■ TASK REQUIREMENTS:
Return all of the data exactly, with nothing left out but the pictures.

★ ★ ★

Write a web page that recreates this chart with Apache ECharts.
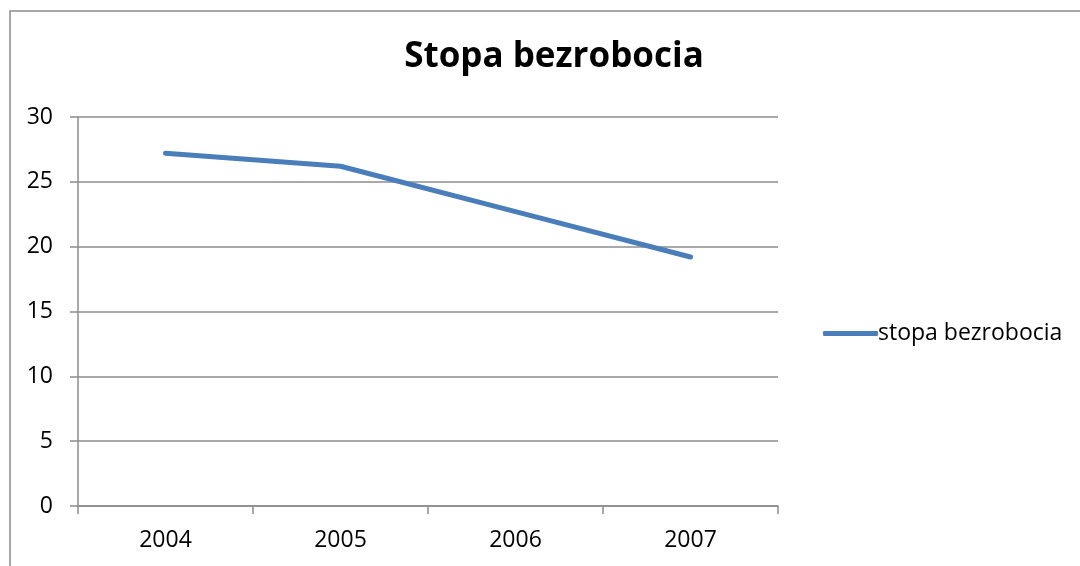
<!DOCTYPE html>
<html>
<head>
<meta charset="utf-8">
<script src="https://cdn.jsdelivr.net/npm/echarts@6/dist/echarts.min.js"></script>
<style>
html,body{margin:0;padding:0;background:#fff;}
#chart{width:1080px;height:566px;}
</style>
</head>
<body>
<div id="chart"></div>
<script>
const categories = ['2004', '2005', '2006', '2007'];
const values = [27.2, 26.2, 22.7, 19.2];
const seriesName = 'stopa bezrobocia';
const titleText = 'Stopa bezrobocia';

const chart = echarts.init(document.getElementById('chart'), null, {renderer: 'canvas'});
const FONT = '"Open Sans", sans-serif';
const GRID = '#8c8c8c';
chart.setOption({
  animation: false,
  backgroundColor: '#fff',
  title: {
    text: titleText,
    left: 549, top: 35, textAlign: 'center',
    textStyle: {fontFamily: FONT, fontSize: 35, fontWeight: 'bold', color: '#000'}
  },
  graphic: [{
    type: 'rect', z: -1,
    shape: {x: 10, y: 11, width: 1100, height: 600},
    style: {fill: 'none', stroke: '#8c8c8c', lineWidth: 1.5}
  }],
  legend: {
    left: 818, top: 317,
    itemWidth: 55, itemHeight: 5, itemGap: 0,
    icon: 'roundRect',
    textStyle: {fontFamily: FONT, fontSize: 23, color: '#000', padding: [0,0,0,-5]},
    data: [seriesName]
  },
  grid: {left: 78, right: 302, top: 117, bottom: 60, containLabel: false},
  xAxis: {
    type: 'category', data: categories, boundaryGap: true,
    axisLine: {show: true, lineStyle: {color: GRID, width: 1.5}},
    axisTick: {show: true, length: 8, alignWithLabel: false, lineStyle: {color: GRID, width: 1.5}},
    axisLabel: {fontFamily: FONT, fontSize: 23, color: '#000', margin: 23}
  },
  yAxis: {
    type: 'value', min: 0, max: 30, interval: 5,
    axisLine: {show: true, lineStyle: {color: GRID, width: 1.5}},
    axisTick: {show: true, length: 8, lineStyle: {color: GRID, width: 1.5}},
    axisLabel: {fontFamily: FONT, fontSize: 23, color: '#000', margin: 25},
    splitLine: {show: true, lineStyle: {color: GRID, width: 1.5}}
  },
  series: [{
    name: seriesName, type: 'line', data: values,
    showSymbol: false, symbol: 'none',
    itemStyle: {color: '#4a7ebb'},
    lineStyle: {color: '#4a7ebb', width: 5, cap: 'round', join: 'round'}
  }]
});
</script>
</body>
</html>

★ ★ ★

■ EXERCISE RESULT:
Write a web page that recreates this chart with Apache ECharts.
<!DOCTYPE html>
<html>
<head>
<meta charset="utf-8">
<script src="https://cdn.jsdelivr.net/npm/echarts@6/dist/echarts.min.js"></script>
<style>
html,body{margin:0;padding:0;background:#fff;}
#chart{width:1080px;height:566px;}
</style>
</head>
<body>
<div id="chart"></div>
<script>
const categories = ['2004', '2005', '2006', '2007'];
const values = [27.2, 26.2, 22.7, 19.2];
const seriesName = 'stopa bezrobocia';
const titleText = 'Stopa bezrobocia';

const chart = echarts.init(document.getElementById('chart'), null, {renderer: 'canvas'});
const FONT = '"Open Sans", sans-serif';
const GRID = '#8c8c8c';
chart.setOption({
  animation: false,
  backgroundColor: '#fff',
  title: {
    text: titleText,
    left: 549, top: 35, textAlign: 'center',
    textStyle: {fontFamily: FONT, fontSize: 35, fontWeight: 'bold', color: '#000'}
  },
  graphic: [{
    type: 'rect', z: -1,
    shape: {x: 10, y: 11, width: 1100, height: 600},
    style: {fill: 'none', stroke: '#8c8c8c', lineWidth: 1.5}
  }],
  legend: {
    left: 818, top: 317,
    itemWidth: 55, itemHeight: 5, itemGap: 0,
    icon: 'roundRect',
    textStyle: {fontFamily: FONT, fontSize: 23, color: '#000', padding: [0,0,0,-5]},
    data: [seriesName]
  },
  grid: {left: 78, right: 302, top: 117, bottom: 60, containLabel: false},
  xAxis: {
    type: 'category', data: categories, boundaryGap: true,
    axisLine: {show: true, lineStyle: {color: GRID, width: 1.5}},
    axisTick: {show: true, length: 8, alignWithLabel: false, lineStyle: {color: GRID, width: 1.5}},
    axisLabel: {fontFamily: FONT, fontSize: 23, color: '#000', margin: 23}
  },
  yAxis: {
    type: 'value', min: 0, max: 30, interval: 5,
    axisLine: {show: true, lineStyle: {color: GRID, width: 1.5}},
    axisTick: {show: true, length: 8, lineStyle: {color: GRID, width: 1.5}},
    axisLabel: {fontFamily: FONT, fontSize: 23, color: '#000', margin: 25},
    splitLine: {show: true, lineStyle: {color: GRID, width: 1.5}}
  },
  series: [{
    name: seriesName, type: 'line', data: values,
    showSymbol: false, symbol: 'none',
    itemStyle: {color: '#4a7ebb'},
    lineStyle: {color: '#4a7ebb', width: 5, cap: 'round', join: 'round'}
  }]
});
</script>
</body>
</html>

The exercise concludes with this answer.